Requirements – In the listing that follows, retype every line from the first through the one containing "plt.rcParams['font.family'] = ['Open". Pictures are to be left out.

Source excerpt –
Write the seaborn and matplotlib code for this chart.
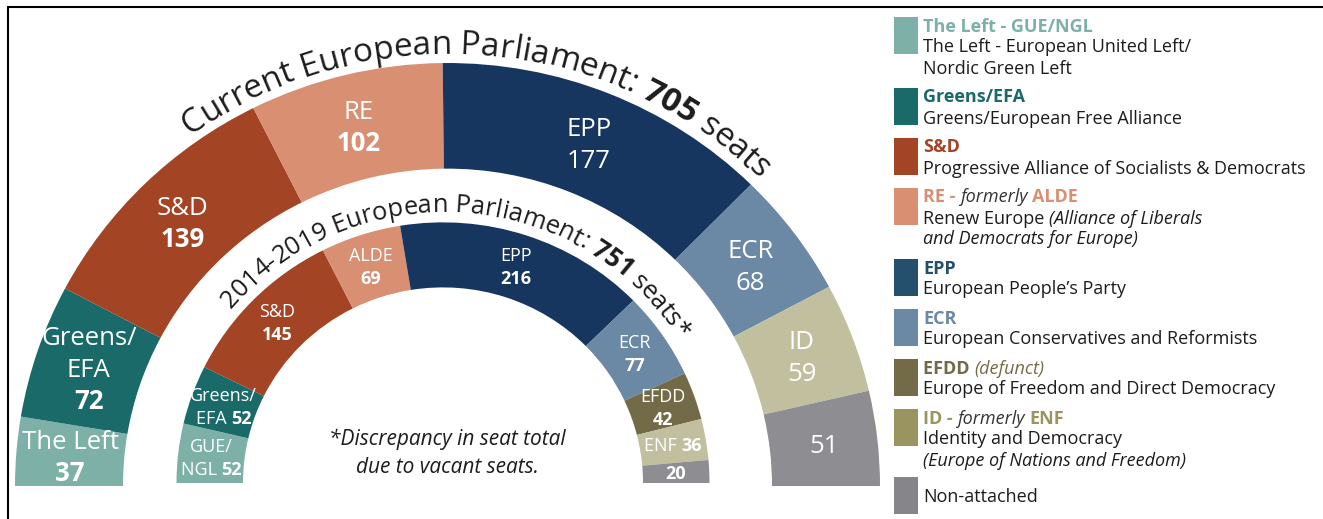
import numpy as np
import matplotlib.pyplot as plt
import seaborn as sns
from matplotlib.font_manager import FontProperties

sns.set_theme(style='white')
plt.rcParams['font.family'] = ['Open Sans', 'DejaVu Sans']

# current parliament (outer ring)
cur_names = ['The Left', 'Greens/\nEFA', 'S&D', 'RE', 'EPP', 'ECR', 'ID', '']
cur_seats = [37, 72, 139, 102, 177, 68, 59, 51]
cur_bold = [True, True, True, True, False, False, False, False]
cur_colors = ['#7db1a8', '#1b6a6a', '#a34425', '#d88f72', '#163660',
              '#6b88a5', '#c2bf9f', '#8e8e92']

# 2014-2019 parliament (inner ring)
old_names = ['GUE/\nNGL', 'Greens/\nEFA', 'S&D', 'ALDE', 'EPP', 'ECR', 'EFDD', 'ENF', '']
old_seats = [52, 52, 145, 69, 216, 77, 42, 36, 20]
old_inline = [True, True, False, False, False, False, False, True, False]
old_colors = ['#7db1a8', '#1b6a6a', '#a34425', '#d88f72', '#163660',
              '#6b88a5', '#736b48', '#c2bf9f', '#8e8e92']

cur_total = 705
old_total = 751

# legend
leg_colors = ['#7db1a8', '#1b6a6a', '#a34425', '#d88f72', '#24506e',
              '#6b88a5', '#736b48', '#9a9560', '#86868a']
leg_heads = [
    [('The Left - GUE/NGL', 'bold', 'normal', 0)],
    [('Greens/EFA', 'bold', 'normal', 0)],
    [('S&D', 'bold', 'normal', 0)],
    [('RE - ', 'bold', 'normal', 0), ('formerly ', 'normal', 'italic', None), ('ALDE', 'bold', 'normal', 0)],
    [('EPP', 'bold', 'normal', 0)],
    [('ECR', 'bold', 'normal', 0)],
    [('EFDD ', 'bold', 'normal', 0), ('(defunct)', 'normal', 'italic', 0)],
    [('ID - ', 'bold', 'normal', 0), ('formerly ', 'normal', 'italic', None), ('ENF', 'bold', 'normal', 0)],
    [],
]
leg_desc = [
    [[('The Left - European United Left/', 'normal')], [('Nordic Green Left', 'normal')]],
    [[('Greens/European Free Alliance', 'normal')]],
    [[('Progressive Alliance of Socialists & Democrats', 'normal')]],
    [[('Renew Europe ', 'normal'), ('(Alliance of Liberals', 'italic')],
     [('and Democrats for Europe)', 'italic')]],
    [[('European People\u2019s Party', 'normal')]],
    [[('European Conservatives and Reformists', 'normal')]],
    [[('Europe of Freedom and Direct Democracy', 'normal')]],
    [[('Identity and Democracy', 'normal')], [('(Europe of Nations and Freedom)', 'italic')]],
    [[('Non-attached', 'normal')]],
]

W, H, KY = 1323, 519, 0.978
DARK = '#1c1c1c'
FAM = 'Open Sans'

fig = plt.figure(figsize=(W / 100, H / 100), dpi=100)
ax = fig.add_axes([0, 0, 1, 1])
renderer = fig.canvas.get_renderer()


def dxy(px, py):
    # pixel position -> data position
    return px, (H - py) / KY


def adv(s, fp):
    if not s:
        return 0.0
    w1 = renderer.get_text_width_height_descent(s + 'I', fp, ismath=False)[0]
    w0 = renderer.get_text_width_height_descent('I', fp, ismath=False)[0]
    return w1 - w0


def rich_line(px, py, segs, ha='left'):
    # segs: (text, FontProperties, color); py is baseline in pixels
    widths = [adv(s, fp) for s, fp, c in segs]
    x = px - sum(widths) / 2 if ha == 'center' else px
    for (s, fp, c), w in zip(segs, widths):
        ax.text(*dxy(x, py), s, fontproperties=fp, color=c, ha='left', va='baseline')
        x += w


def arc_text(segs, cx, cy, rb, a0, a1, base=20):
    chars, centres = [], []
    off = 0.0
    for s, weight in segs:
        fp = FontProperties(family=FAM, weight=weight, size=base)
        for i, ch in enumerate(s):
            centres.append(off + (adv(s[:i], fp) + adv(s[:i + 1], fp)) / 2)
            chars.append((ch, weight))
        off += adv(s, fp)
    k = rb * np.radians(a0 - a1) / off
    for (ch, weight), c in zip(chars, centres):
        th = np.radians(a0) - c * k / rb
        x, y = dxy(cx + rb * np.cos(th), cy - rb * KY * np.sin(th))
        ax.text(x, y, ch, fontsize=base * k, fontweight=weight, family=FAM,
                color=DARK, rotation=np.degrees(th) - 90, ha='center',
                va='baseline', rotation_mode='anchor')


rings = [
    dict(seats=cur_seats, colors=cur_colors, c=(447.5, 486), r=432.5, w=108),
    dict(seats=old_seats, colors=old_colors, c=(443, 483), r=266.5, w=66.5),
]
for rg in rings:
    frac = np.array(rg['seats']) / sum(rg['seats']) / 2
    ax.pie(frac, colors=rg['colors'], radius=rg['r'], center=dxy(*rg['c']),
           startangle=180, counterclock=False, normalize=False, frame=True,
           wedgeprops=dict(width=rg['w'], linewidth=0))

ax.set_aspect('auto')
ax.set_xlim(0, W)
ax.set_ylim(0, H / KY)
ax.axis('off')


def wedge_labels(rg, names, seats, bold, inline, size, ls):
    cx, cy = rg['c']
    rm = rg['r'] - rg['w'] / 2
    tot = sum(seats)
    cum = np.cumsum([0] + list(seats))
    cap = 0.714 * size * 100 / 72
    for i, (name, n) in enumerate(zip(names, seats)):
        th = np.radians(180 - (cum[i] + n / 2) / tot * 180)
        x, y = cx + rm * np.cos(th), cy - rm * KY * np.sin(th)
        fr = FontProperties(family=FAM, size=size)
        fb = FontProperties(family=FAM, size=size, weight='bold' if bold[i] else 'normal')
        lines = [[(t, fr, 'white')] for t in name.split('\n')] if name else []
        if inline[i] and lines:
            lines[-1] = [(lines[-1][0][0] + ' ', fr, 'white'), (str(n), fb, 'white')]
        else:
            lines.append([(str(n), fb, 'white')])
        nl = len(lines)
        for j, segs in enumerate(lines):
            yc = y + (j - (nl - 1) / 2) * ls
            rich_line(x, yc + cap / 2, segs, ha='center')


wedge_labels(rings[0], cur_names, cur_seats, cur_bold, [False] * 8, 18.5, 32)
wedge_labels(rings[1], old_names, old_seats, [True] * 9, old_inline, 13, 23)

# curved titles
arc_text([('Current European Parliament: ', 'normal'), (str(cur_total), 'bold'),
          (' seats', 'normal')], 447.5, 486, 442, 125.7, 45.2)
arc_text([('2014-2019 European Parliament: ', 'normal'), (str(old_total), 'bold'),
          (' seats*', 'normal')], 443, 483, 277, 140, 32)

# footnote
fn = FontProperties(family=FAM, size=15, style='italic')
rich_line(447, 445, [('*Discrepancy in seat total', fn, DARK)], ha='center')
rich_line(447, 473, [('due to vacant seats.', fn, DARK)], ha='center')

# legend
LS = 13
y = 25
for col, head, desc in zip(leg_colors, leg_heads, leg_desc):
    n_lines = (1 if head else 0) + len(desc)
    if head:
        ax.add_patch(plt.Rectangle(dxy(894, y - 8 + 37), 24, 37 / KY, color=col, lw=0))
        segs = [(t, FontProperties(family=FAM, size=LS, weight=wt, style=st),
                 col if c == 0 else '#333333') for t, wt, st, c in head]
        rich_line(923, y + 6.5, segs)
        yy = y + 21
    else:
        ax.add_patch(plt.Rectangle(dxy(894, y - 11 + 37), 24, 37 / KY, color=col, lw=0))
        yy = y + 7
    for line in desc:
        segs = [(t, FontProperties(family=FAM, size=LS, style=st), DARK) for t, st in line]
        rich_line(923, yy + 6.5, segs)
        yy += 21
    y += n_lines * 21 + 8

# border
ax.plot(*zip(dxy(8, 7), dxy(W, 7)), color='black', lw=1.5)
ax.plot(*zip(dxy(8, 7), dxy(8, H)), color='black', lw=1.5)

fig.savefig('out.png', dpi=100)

The answer –
Write the seaborn and matplotlib code for this chart.
import numpy as np
import matplotlib.pyplot as plt
import seaborn as sns
from matplotlib.font_manager import FontProperties

sns.set_theme(style='white')
plt.rcParams['font.family'] = ['Open Sans', 'DejaVu Sans']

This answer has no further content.